The weather had gotten milder: 17°F. The sky was blue, the sun a joyful ball above the forest. The bulbs were drops of pearly-gold in the morning hope. The bike started immediately and we took the road to Dorogobuzh with a light heart and an anvil in our heads.

Napoleon had reached Vyazma on October 31st. He stationed there on November 1st and left again at noon on the 2nd. The army that had left Moscow with over one hundred thousand soldiers was down to almost half!

Around us, that morning, the curtains of silver birches alongside the road had a blue glow. The saplings were whipping the lilac air and a pale yellow flow, escaped from the cold light, streaked the snowdrifts on the shoulders. I thought of Chagall and summoned shadows. What did that routing column look like? Like an army of ghosts. But colorful ghosts, in full dress.

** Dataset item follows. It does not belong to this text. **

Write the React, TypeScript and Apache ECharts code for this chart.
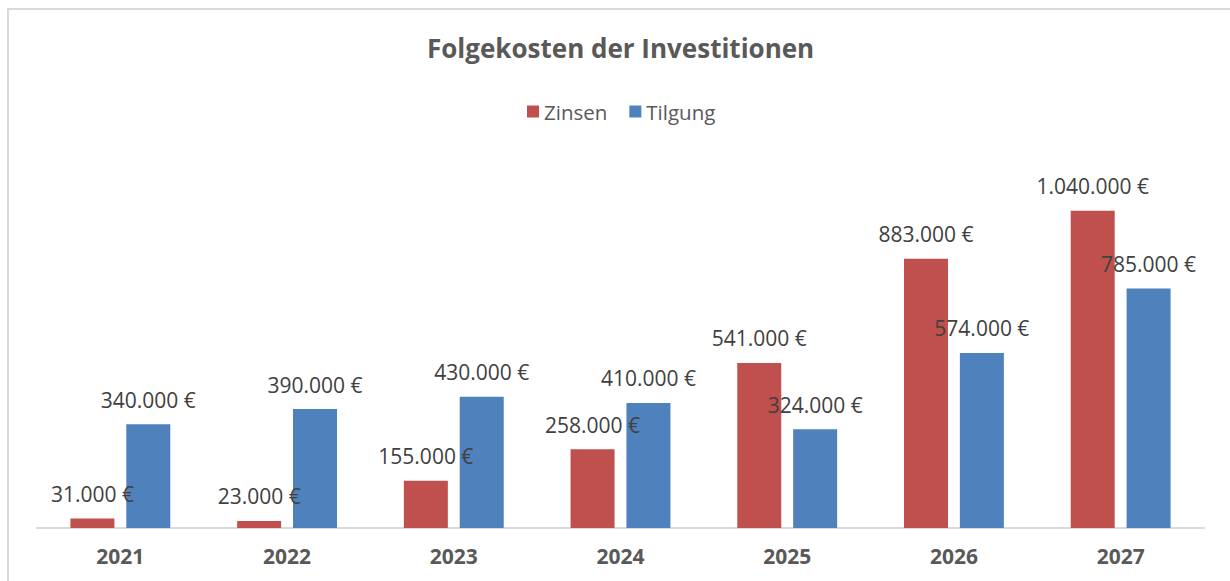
import React, { useEffect, useRef } from "react";
import * as echarts from "echarts";

const years = ["2021", "2022", "2023", "2024", "2025", "2026", "2027"];
const zinsen = [31000, 23000, 155000, 258000, 541000, 883000, 1040000];
const tilgung = [340000, 390000, 430000, 410000, 324000, 574000, 785000];
const seriesNames = ["Zinsen", "Tilgung"];
const titleText = "Folgekosten der Investitionen";

const FONT = "'Open Sans', Lato, sans-serif";

function fmt(v: number): string {
  return String(v).replace(/\B(?=(\d{3})+(?!\d))/g, ".") + " €";
}

export default function App() {
  const ref = useRef<HTMLDivElement>(null);
  useEffect(() => {
    if (!ref.current) return;
    const chart = echarts.init(ref.current, undefined, { renderer: "svg" });
    const label = {
      show: true,
      position: "top",
      distance: 14,
      fontSize: 21,
      fontFamily: FONT,
      color: "#404040",
      formatter: (p: any) => fmt(p.value),
    };
    chart.setOption({
      animation: false,
      backgroundColor: "#ffffff",
      title: {
        text: titleText,
        left: 422,
        top: 30,
        textStyle: { fontSize: 26, fontWeight: "bold", color: "#595959", fontFamily: FONT },
      },
      legend: {
        data: seriesNames,
        top: 96,
        left: 522,
        itemWidth: 12,
        itemHeight: 12,
        itemGap: 22,
        icon: "rect",
        textStyle: { fontSize: 20.5, color: "#595959", fontFamily: FONT },
      },
      graphic: [
        { type: "line", shape: { x1: 8, y1: 9, x2: 1230, y2: 9 }, style: { stroke: "#d9d9d9", lineWidth: 2 } },
        { type: "line", shape: { x1: 8, y1: 8, x2: 8, y2: 581 }, style: { stroke: "#d9d9d9", lineWidth: 2 } },
      ],
      grid: { left: 37, right: 26, top: 162, bottom: 53, containLabel: false },
      xAxis: {
        type: "category",
        data: years,
        axisTick: { show: false },
        axisLine: { lineStyle: { color: "#d9d9d9", width: 2 } },
        axisLabel: { fontSize: 21, fontWeight: "bold", color: "#595959", fontFamily: FONT, margin: 17 },
      },
      yAxis: {
        type: "value",
        min: 0,
        max: 1200000,
        show: false,
        splitLine: { show: false },
      },
      series: [
        {
          name: seriesNames[0],
          type: "bar",
          data: zinsen,
          barWidth: 44,
          barGap: "27%",
          itemStyle: { color: "#c0504d" },
          label,
        },
        {
          name: seriesNames[1],
          type: "bar",
          data: tilgung,
          barWidth: 44,
          barGap: "27%",
          itemStyle: { color: "#4f81bd" },
          label,
        },
      ],
    });
    return () => chart.dispose();
  }, []);
  return (
    <div
      ref={ref}
      style={{ position: "fixed", left: 0, top: 0, width: 1230, height: 581 }}
    />
  );
}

Leaving Moscow, more or less bucked up after five months of being stationed in the capital, everyone wanted to bring back to their home country the fruit of his pillage. In his Memoirs , Sergeant Bourgogne makes an inventory of his booty with the innocence of victorious men. He departs, his bag weighed down by a “Chinese woman’s dress made of silk, woven with gold and silver,” a “piece of the cross of the great Ivan,” “a brown woman’s coat with green velvet lining,” as well as two paintings, one of which represented Neptune, the other the Judgement of Paris, a woman’s petticoat, a large collar lined with ermine, and a small Chinese vase… However, as soon as it started getting cold at the end of October, and snowing in Vyazma, these expensive fabrics, silk brocades, and palace hangings were only useful for protecting the numbed limbs and heads of the soldiers, whose “brains were freezing,” according to Bourgogne. And then there were tens of thousands of sergeants, officers and a mixture of civilians—because there were over a thousand craftsmen, actors, shopkeepers, women, and children who had chosen to follow the Grande Armée to escape Russian reprisals—tens of thousands of escapees, decked out in fancy hats they had stuffed with straw, draped in cotton fabrics padded with felt or wool, rolled up in satin canopies they had torn off the wood paneling of a palace, or wrapped in Bukhara rugs held together with silk ribbons.

Thus, they formed a grotesque column where, amid shakos, sabretaches, and regulation hullabaloo, you could glimpse a Russian lady’s cape, a sable, a piece of lace. Captain François, with two bullets in his leg, walked “with boots and worn-out shoes on his feet, a crutch in his hand […] covered in a pink cloak lined with ermine, with the hood over his head.”